I’m autistic. Holidays don’t really hold any significance in my life one way or the other. I don’t like being told to feel something because of a day on a calendar, or embodying an emotion because a day on the calendar says I should.

That said, I have military friends and family, and I can understand the need for memorializing those who performed a specific service for their country, regardless of feelings about said institutions, especially when they were your loved ones.

I do not understand the need to make sure that everyone feels guilty about it.

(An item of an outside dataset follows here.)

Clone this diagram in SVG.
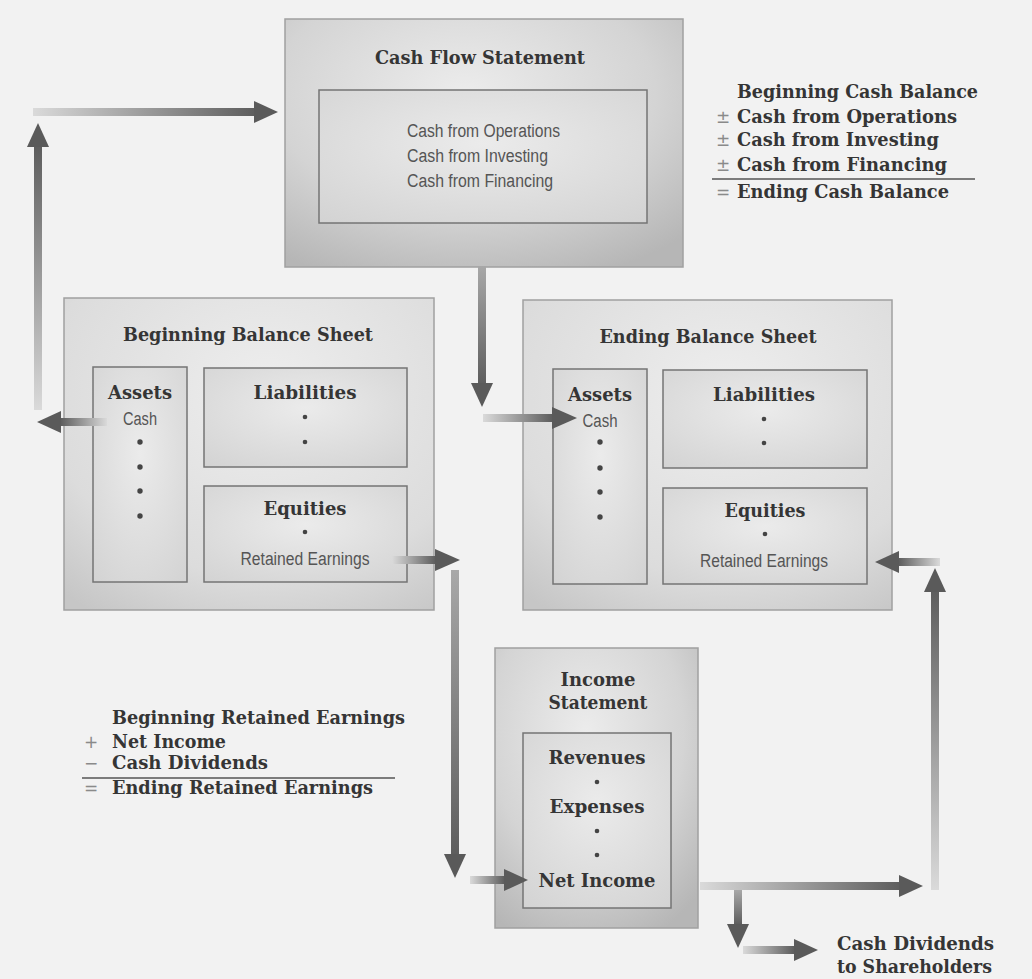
<svg xmlns="http://www.w3.org/2000/svg" width="1032" height="979" viewBox="0 0 1032 979">
<defs>
<style>
.bg{fill:#f2f2f2}
.outer{stroke:#a0a0a0;stroke-width:1.5}
.inner{stroke:#747474;stroke-width:1.5;fill:url(#gInner)}
.t{font-family:"DejaVu Serif","Liberation Serif",serif;font-weight:bold;font-size:18px;fill:#353535}
.s{font-family:"Liberation Sans","Arial",sans-serif;font-size:18px;fill:#555}
.sym{font-family:"DejaVu Sans","Liberation Sans",sans-serif;font-size:17px;fill:#8a8a8a}
.dot{fill:#444}
.head{fill:#5a5a5a}
.rule{stroke:#555;stroke-width:1.3}
</style>
<radialGradient id="gOuter" cx="0.45" cy="0.3" r="0.8">
<stop offset="0" stop-color="#ececec"/><stop offset="0.6" stop-color="#d4d4d4"/><stop offset="1" stop-color="#b6b6b6"/>
</radialGradient>
<radialGradient id="gOuter2" cx="0.55" cy="0.3" r="0.85">
<stop offset="0" stop-color="#eeeeee"/><stop offset="0.7" stop-color="#dcdcdc"/><stop offset="1" stop-color="#c6c6c6"/>
</radialGradient>
<radialGradient id="gInner" cx="0.5" cy="0.4" r="0.8">
<stop offset="0" stop-color="#ebebeb"/><stop offset="1" stop-color="#d2d2d2"/>
</radialGradient>
<linearGradient id="gR" x1="0" y1="0" x2="1" y2="0"><stop offset="0" stop-color="#dadada"/><stop offset="1" stop-color="#5e5e5e"/></linearGradient>
<linearGradient id="gL" x1="1" y1="0" x2="0" y2="0"><stop offset="0" stop-color="#dadada"/><stop offset="1" stop-color="#5e5e5e"/></linearGradient>
<linearGradient id="gD" x1="0" y1="0" x2="0" y2="1"><stop offset="0" stop-color="#a8a8a8"/><stop offset="1" stop-color="#5e5e5e"/></linearGradient>
<linearGradient id="gU" x1="0" y1="1" x2="0" y2="0"><stop offset="0" stop-color="#dadada"/><stop offset="1" stop-color="#5e5e5e"/></linearGradient>
</defs>
<rect class="bg" x="0" y="0" width="1032" height="979"/>

<g id="cash-flow-statement">
<rect class="outer" x="285" y="19" width="398" height="248" fill="url(#gOuter)"/>
<text class="t" x="480" y="64" text-anchor="middle" textLength="210" lengthAdjust="spacingAndGlyphs">Cash Flow Statement</text>
<rect class="inner" x="319" y="90" width="328" height="133"/>
<text class="s" x="407" y="137" textLength="153" lengthAdjust="spacingAndGlyphs">Cash from Operations</text>
<text class="s" x="407" y="162" textLength="141" lengthAdjust="spacingAndGlyphs">Cash from Investing</text>
<text class="s" x="407" y="187" textLength="146" lengthAdjust="spacingAndGlyphs">Cash from Financing</text>
</g>

<g id="cash-formula">
<text class="t" x="737" y="98" textLength="241" lengthAdjust="spacingAndGlyphs">Beginning Cash Balance</text>
<text class="sym" x="723" y="123" text-anchor="middle">±</text>
<text class="t" x="737" y="123" textLength="220" lengthAdjust="spacingAndGlyphs">Cash from Operations</text>
<text class="sym" x="723" y="146" text-anchor="middle">±</text>
<text class="t" x="737" y="146" textLength="202" lengthAdjust="spacingAndGlyphs">Cash from Investing</text>
<text class="sym" x="723" y="171" text-anchor="middle">±</text>
<text class="t" x="737" y="171" textLength="210" lengthAdjust="spacingAndGlyphs">Cash from Financing</text>
<line class="rule" x1="712" y1="179" x2="975" y2="179"/>
<text class="sym" x="723" y="198" text-anchor="middle">=</text>
<text class="t" x="737" y="198" textLength="212" lengthAdjust="spacingAndGlyphs">Ending Cash Balance</text>
</g>

<g id="beginning-balance-sheet">
<rect class="outer" x="64" y="298" width="370" height="312" fill="url(#gOuter2)"/>
<text class="t" x="248" y="341" text-anchor="middle" textLength="250" lengthAdjust="spacingAndGlyphs">Beginning Balance Sheet</text>
<rect class="inner" x="93" y="367" width="94" height="215"/>
<text class="t" x="140" y="399" text-anchor="middle" textLength="64" lengthAdjust="spacingAndGlyphs">Assets</text>
<text class="s" x="140" y="425" text-anchor="middle" textLength="34" lengthAdjust="spacingAndGlyphs">Cash</text>
<circle class="dot" cx="140" cy="442" r="2.7"/><circle class="dot" cx="140" cy="467" r="2.7"/><circle class="dot" cx="140" cy="491" r="2.7"/><circle class="dot" cx="140" cy="516" r="2.7"/>
<rect class="inner" x="204" y="368" width="203" height="99"/>
<text class="t" x="305" y="399" text-anchor="middle" textLength="103" lengthAdjust="spacingAndGlyphs">Liabilities</text>
<circle class="dot" cx="305" cy="417" r="2.3"/><circle class="dot" cx="305" cy="442" r="2.3"/>
<rect class="inner" x="204" y="486" width="203" height="96"/>
<text class="t" x="305" y="515" text-anchor="middle" textLength="83" lengthAdjust="spacingAndGlyphs">Equities</text>
<circle class="dot" cx="305" cy="532" r="2.3"/>
<text class="s" x="305" y="565" text-anchor="middle" textLength="129" lengthAdjust="spacingAndGlyphs">Retained Earnings</text>
</g>

<g id="ending-balance-sheet">
<rect class="outer" x="523" y="300" width="369" height="310" fill="url(#gOuter2)"/>
<text class="t" x="708" y="343" text-anchor="middle" textLength="217" lengthAdjust="spacingAndGlyphs">Ending Balance Sheet</text>
<rect class="inner" x="553" y="369" width="94" height="215"/>
<text class="t" x="600" y="401" text-anchor="middle" textLength="64" lengthAdjust="spacingAndGlyphs">Assets</text>
<text class="s" x="600" y="427" text-anchor="middle" textLength="35" lengthAdjust="spacingAndGlyphs">Cash</text>
<circle class="dot" cx="600" cy="442" r="2.7"/><circle class="dot" cx="600" cy="468" r="2.7"/><circle class="dot" cx="600" cy="492" r="2.7"/><circle class="dot" cx="600" cy="517" r="2.7"/>
<rect class="inner" x="663" y="370" width="204" height="98"/>
<text class="t" x="764" y="401" text-anchor="middle" textLength="102" lengthAdjust="spacingAndGlyphs">Liabilities</text>
<circle class="dot" cx="764" cy="419" r="2.3"/><circle class="dot" cx="764" cy="443" r="2.3"/>
<rect class="inner" x="663" y="488" width="204" height="96"/>
<text class="t" x="765" y="517" text-anchor="middle" textLength="81" lengthAdjust="spacingAndGlyphs">Equities</text>
<circle class="dot" cx="765" cy="534" r="2.3"/>
<text class="s" x="764" y="567" text-anchor="middle" textLength="128" lengthAdjust="spacingAndGlyphs">Retained Earnings</text>
</g>

<g id="income-statement">
<rect class="outer" x="495" y="648" width="203" height="280" fill="url(#gOuter)"/>
<text class="t" x="598" y="686" text-anchor="middle" textLength="75" lengthAdjust="spacingAndGlyphs">Income</text>
<text class="t" x="598" y="709" text-anchor="middle" textLength="99" lengthAdjust="spacingAndGlyphs">Statement</text>
<rect class="inner" x="523" y="733" width="148" height="175"/>
<text class="t" x="597" y="764" text-anchor="middle" textLength="97" lengthAdjust="spacingAndGlyphs">Revenues</text>
<circle class="dot" cx="597" cy="782" r="2.3"/>
<text class="t" x="597" y="813" text-anchor="middle" textLength="95" lengthAdjust="spacingAndGlyphs">Expenses</text>
<circle class="dot" cx="597" cy="831" r="2.3"/><circle class="dot" cx="597" cy="855" r="2.3"/>
<text class="t" x="597" y="887" text-anchor="middle" textLength="117" lengthAdjust="spacingAndGlyphs">Net Income</text>
</g>

<g id="retained-earnings-formula">
<text class="t" x="112" y="724" textLength="293" lengthAdjust="spacingAndGlyphs">Beginning Retained Earnings</text>
<text class="sym" x="91" y="748" text-anchor="middle">+</text>
<text class="t" x="112" y="748" textLength="114" lengthAdjust="spacingAndGlyphs">Net Income</text>
<text class="sym" x="91" y="769" text-anchor="middle">−</text>
<text class="t" x="112" y="769" textLength="156" lengthAdjust="spacingAndGlyphs">Cash Dividends</text>
<line class="rule" x1="82" y1="778" x2="395" y2="778"/>
<text class="sym" x="91" y="794" text-anchor="middle">=</text>
<text class="t" x="112" y="794" textLength="261" lengthAdjust="spacingAndGlyphs">Ending Retained Earnings</text>
</g>

<g id="cash-dividends">
<text class="t" x="837" y="950" textLength="157" lengthAdjust="spacingAndGlyphs">Cash Dividends</text>
<text class="t" x="837" y="973" textLength="155" lengthAdjust="spacingAndGlyphs">to Shareholders</text>
</g>

<g id="connectors">
<rect x="61" y="418" width="46" height="8" fill="url(#gL)"/><polygon class="head" points="37,422 61,411 61,433"/>
<rect x="34" y="147" width="8" height="263" fill="url(#gU)"/><polygon class="head" points="38,123 27,147 49,147"/>
<rect x="33" y="108" width="222" height="8" fill="url(#gR)"/><polygon class="head" points="278,112 254,101 254,123"/>
<rect x="478" y="266" width="8" height="118" fill="url(#gD)"/><polygon class="head" points="482,407 471,383 493,383"/>
<rect x="483" y="414" width="69" height="8" fill="url(#gR)"/><polygon class="head" points="577,418 552,407 552,429"/>
<rect x="392" y="556" width="43" height="8" fill="url(#gR)"/><polygon class="head" points="460,560 435,549 435,571"/>
<rect x="451" y="570" width="8" height="284" fill="url(#gD)"/><polygon class="head" points="455,878 444,854 466,854"/>
<rect x="470" y="876" width="34" height="8" fill="url(#gR)"/><polygon class="head" points="528,880 504,869 504,891"/>
<rect x="700" y="882" width="199" height="8" fill="url(#gR)"/><polygon class="head" points="923,886 899,875 899,897"/>
<rect x="734" y="890" width="8" height="34" fill="url(#gD)"/><polygon class="head" points="738,948 727,924 749,924"/>
<rect x="743" y="946" width="51" height="8" fill="url(#gR)"/><polygon class="head" points="818,950 794,939 794,961"/>
<rect x="931" y="592" width="8" height="298" fill="url(#gU)"/><polygon class="head" points="935,568 924,592 946,592"/>
<rect x="899" y="558" width="41" height="8" fill="url(#gL)"/><polygon class="head" points="875,562 899,551 899,573"/>
</g>
</svg>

I have a complicated relationship with this country, to say the least. I’m told by a certain group of people that I don’t belong, that I should be banned, that I should have my rights taken away, but then those same people are aghast if I do not worship their idea of America simply by nature of being there. I don’t understand nationalism or patriotism for the sake of it. I don’t understand this need to remind everyone just how much you love the place you happened to be born. I hate absolutism. The “love it or leave it” bullshit is just an excuse to be self-righteous to anyone who doesn’t think exactly like you.

“Supporting the troops” is similar, and by that I don’t mean actual support for the military. I mean using it as a diversion in an argument to distract from the topic. Derailing a discussion with “what about homeless veterans” is so often said by people who don’t actually care or do anything about homeless veterans. It’s a power play. It’s a guilt trip. It’s designed to shut you down for whatever reason you were talking about or criticizing something. The policies supported and enacted by those who verbally fellate the military until it comes time to actually do anything about veterans suffering only scream of empty gestures designed to win votes and arguments.

I again note this is not maligning the military or those who actively support veterans. Please understand the difference.

This day is particularly egregious. Not for those grieving or remembering their fallen, but for those who share the same meme every year. Some version of it basically goes to share a grieving soldier, crying child with a flag, or some mixture of the two, and more or less “in case you thought today was about BBQs.”

Does anyone in this country actually think that?

It just feels like more guilt and shame thrown out to make sure everyone knows how good of a person you are and how patriotic you claim to be. And to an autistic person who doesn’t really comprehend the whole “this day means you feel this way” thing, it always makes me wonder:

Am I supposed to be sad? Okay, for how long am I supposed to be sad? The whole day? The whole weekend? The entire week?

Am I allowed to go to or have a BBQ? If so, do I have to be sad there? Does it have to be a solemn BBQ? Does going to a BBQ mean that’s what I think the day is about? How long do I have to be sad at the BBQ in order to not seem like I think the day is about that?

What is the line between going to a BBQ and thinking the day is for BBQs?

Isn’t a good way to commemorate freedom and honoring soldiers who fought for it to acknowledge that you have many freedoms, among them the right to have a BBQ with your friends?

But, all too often, it’s not about BBQs, or Memorial Day, or the military. It’s about someone reminding you that they’re a better person than you are because The Troops (TM), and while they have the freedom to do that, I’m not so sure that today is about being smug and self-righteous for the sake of winning an argument either.